*YOUR INSTRUCTIONS*
Every line of the material below should be repeated exactly.

*DATA LINES*
####################

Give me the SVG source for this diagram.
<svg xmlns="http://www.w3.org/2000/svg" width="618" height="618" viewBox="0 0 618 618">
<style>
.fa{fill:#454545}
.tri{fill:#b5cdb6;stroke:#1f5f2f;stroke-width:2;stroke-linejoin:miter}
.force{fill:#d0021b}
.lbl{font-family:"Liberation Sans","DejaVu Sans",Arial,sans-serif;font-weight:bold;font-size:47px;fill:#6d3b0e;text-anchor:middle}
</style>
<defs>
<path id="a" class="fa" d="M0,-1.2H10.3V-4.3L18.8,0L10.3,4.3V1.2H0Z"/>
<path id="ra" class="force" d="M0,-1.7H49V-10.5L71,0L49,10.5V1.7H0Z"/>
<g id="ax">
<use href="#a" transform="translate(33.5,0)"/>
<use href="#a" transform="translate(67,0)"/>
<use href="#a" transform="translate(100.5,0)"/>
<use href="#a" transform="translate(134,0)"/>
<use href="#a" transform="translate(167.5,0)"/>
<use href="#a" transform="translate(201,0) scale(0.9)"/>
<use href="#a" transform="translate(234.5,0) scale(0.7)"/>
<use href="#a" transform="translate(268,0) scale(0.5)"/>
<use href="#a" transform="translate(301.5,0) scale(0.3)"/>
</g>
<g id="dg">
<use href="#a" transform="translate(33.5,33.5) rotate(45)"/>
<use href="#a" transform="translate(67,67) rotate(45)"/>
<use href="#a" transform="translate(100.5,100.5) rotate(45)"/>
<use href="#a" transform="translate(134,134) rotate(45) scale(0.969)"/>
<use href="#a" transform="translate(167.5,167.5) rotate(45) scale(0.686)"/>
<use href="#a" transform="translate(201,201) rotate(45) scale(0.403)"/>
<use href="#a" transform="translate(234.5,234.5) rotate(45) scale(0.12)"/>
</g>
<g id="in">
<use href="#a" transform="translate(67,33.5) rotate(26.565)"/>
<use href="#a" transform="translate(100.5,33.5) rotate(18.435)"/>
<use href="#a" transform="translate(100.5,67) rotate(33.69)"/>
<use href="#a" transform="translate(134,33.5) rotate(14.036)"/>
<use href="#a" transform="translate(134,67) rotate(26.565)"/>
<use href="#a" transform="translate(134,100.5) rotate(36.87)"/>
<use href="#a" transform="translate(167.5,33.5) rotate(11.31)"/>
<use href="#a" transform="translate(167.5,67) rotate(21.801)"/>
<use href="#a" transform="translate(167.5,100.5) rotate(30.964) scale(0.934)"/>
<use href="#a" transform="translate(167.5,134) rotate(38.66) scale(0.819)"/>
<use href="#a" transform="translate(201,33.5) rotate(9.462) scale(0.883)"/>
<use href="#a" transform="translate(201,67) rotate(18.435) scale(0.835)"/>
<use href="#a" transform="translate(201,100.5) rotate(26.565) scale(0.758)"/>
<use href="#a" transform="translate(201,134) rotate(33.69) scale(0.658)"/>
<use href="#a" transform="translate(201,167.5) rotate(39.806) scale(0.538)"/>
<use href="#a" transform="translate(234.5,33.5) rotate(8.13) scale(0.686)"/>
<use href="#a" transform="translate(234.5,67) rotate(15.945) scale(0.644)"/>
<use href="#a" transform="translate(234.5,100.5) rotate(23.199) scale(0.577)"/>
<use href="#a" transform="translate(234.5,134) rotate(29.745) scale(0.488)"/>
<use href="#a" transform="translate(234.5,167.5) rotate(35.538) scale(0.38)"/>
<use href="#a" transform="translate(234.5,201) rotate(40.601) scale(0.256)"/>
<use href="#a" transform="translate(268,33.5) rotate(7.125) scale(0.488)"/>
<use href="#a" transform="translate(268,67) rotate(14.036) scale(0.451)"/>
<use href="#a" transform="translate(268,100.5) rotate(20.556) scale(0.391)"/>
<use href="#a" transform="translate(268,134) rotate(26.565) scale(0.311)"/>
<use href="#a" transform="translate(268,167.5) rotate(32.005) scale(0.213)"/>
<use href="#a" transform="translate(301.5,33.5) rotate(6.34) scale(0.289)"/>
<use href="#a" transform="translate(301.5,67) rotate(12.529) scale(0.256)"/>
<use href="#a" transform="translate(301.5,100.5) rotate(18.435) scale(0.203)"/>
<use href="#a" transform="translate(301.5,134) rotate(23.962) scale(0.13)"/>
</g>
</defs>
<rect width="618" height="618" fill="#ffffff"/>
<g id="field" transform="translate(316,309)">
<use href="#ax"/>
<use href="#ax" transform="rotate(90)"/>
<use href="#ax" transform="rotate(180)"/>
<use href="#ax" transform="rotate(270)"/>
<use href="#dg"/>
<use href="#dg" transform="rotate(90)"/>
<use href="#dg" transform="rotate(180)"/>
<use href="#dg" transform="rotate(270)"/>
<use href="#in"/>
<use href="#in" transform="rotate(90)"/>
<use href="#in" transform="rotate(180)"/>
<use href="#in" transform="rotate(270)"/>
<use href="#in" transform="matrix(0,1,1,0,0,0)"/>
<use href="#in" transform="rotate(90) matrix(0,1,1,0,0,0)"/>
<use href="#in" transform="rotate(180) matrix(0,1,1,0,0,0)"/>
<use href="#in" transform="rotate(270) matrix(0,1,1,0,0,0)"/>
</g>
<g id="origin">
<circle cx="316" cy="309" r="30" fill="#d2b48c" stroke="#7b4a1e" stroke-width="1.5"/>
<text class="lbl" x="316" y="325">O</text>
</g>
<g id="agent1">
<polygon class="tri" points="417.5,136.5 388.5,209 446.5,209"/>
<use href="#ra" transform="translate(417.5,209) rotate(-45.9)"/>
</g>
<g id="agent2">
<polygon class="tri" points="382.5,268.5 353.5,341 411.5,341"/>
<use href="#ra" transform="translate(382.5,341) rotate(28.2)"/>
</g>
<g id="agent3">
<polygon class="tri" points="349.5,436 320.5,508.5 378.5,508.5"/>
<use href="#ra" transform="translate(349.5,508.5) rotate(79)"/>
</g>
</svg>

####################

*EXERCISE ANSWER*
Give me the SVG source for this diagram.
<svg xmlns="http://www.w3.org/2000/svg" width="618" height="618" viewBox="0 0 618 618">
<style>
.fa{fill:#454545}
.tri{fill:#b5cdb6;stroke:#1f5f2f;stroke-width:2;stroke-linejoin:miter}
.force{fill:#d0021b}
.lbl{font-family:"Liberation Sans","DejaVu Sans",Arial,sans-serif;font-weight:bold;font-size:47px;fill:#6d3b0e;text-anchor:middle}
</style>
<defs>
<path id="a" class="fa" d="M0,-1.2H10.3V-4.3L18.8,0L10.3,4.3V1.2H0Z"/>
<path id="ra" class="force" d="M0,-1.7H49V-10.5L71,0L49,10.5V1.7H0Z"/>
<g id="ax">
<use href="#a" transform="translate(33.5,0)"/>
<use href="#a" transform="translate(67,0)"/>
<use href="#a" transform="translate(100.5,0)"/>
<use href="#a" transform="translate(134,0)"/>
<use href="#a" transform="translate(167.5,0)"/>
<use href="#a" transform="translate(201,0) scale(0.9)"/>
<use href="#a" transform="translate(234.5,0) scale(0.7)"/>
<use href="#a" transform="translate(268,0) scale(0.5)"/>
<use href="#a" transform="translate(301.5,0) scale(0.3)"/>
</g>
<g id="dg">
<use href="#a" transform="translate(33.5,33.5) rotate(45)"/>
<use href="#a" transform="translate(67,67) rotate(45)"/>
<use href="#a" transform="translate(100.5,100.5) rotate(45)"/>
<use href="#a" transform="translate(134,134) rotate(45) scale(0.969)"/>
<use href="#a" transform="translate(167.5,167.5) rotate(45) scale(0.686)"/>
<use href="#a" transform="translate(201,201) rotate(45) scale(0.403)"/>
<use href="#a" transform="translate(234.5,234.5) rotate(45) scale(0.12)"/>
</g>
<g id="in">
<use href="#a" transform="translate(67,33.5) rotate(26.565)"/>
<use href="#a" transform="translate(100.5,33.5) rotate(18.435)"/>
<use href="#a" transform="translate(100.5,67) rotate(33.69)"/>
<use href="#a" transform="translate(134,33.5) rotate(14.036)"/>
<use href="#a" transform="translate(134,67) rotate(26.565)"/>
<use href="#a" transform="translate(134,100.5) rotate(36.87)"/>
<use href="#a" transform="translate(167.5,33.5) rotate(11.31)"/>
<use href="#a" transform="translate(167.5,67) rotate(21.801)"/>
<use href="#a" transform="translate(167.5,100.5) rotate(30.964) scale(0.934)"/>
<use href="#a" transform="translate(167.5,134) rotate(38.66) scale(0.819)"/>
<use href="#a" transform="translate(201,33.5) rotate(9.462) scale(0.883)"/>
<use href="#a" transform="translate(201,67) rotate(18.435) scale(0.835)"/>
<use href="#a" transform="translate(201,100.5) rotate(26.565) scale(0.758)"/>
<use href="#a" transform="translate(201,134) rotate(33.69) scale(0.658)"/>
<use href="#a" transform="translate(201,167.5) rotate(39.806) scale(0.538)"/>
<use href="#a" transform="translate(234.5,33.5) rotate(8.13) scale(0.686)"/>
<use href="#a" transform="translate(234.5,67) rotate(15.945) scale(0.644)"/>
<use href="#a" transform="translate(234.5,100.5) rotate(23.199) scale(0.577)"/>
<use href="#a" transform="translate(234.5,134) rotate(29.745) scale(0.488)"/>
<use href="#a" transform="translate(234.5,167.5) rotate(35.538) scale(0.38)"/>
<use href="#a" transform="translate(234.5,201) rotate(40.601) scale(0.256)"/>
<use href="#a" transform="translate(268,33.5) rotate(7.125) scale(0.488)"/>
<use href="#a" transform="translate(268,67) rotate(14.036) scale(0.451)"/>
<use href="#a" transform="translate(268,100.5) rotate(20.556) scale(0.391)"/>
<use href="#a" transform="translate(268,134) rotate(26.565) scale(0.311)"/>
<use href="#a" transform="translate(268,167.5) rotate(32.005) scale(0.213)"/>
<use href="#a" transform="translate(301.5,33.5) rotate(6.34) scale(0.289)"/>
<use href="#a" transform="translate(301.5,67) rotate(12.529) scale(0.256)"/>
<use href="#a" transform="translate(301.5,100.5) rotate(18.435) scale(0.203)"/>
<use href="#a" transform="translate(301.5,134) rotate(23.962) scale(0.13)"/>
</g>
</defs>
<rect width="618" height="618" fill="#ffffff"/>
<g id="field" transform="translate(316,309)">
<use href="#ax"/>
<use href="#ax" transform="rotate(90)"/>
<use href="#ax" transform="rotate(180)"/>
<use href="#ax" transform="rotate(270)"/>
<use href="#dg"/>
<use href="#dg" transform="rotate(90)"/>
<use href="#dg" transform="rotate(180)"/>
<use href="#dg" transform="rotate(270)"/>
<use href="#in"/>
<use href="#in" transform="rotate(90)"/>
<use href="#in" transform="rotate(180)"/>
<use href="#in" transform="rotate(270)"/>
<use href="#in" transform="matrix(0,1,1,0,0,0)"/>
<use href="#in" transform="rotate(90) matrix(0,1,1,0,0,0)"/>
<use href="#in" transform="rotate(180) matrix(0,1,1,0,0,0)"/>
<use href="#in" transform="rotate(270) matrix(0,1,1,0,0,0)"/>
</g>
<g id="origin">
<circle cx="316" cy="309" r="30" fill="#d2b48c" stroke="#7b4a1e" stroke-width="1.5"/>
<text class="lbl" x="316" y="325">O</text>
</g>
<g id="agent1">
<polygon class="tri" points="417.5,136.5 388.5,209 446.5,209"/>
<use href="#ra" transform="translate(417.5,209) rotate(-45.9)"/>
</g>
<g id="agent2">
<polygon class="tri" points="382.5,268.5 353.5,341 411.5,341"/>
<use href="#ra" transform="translate(382.5,341) rotate(28.2)"/>
</g>
<g id="agent3">
<polygon class="tri" points="349.5,436 320.5,508.5 378.5,508.5"/>
<use href="#ra" transform="translate(349.5,508.5) rotate(79)"/>
</g>
</svg>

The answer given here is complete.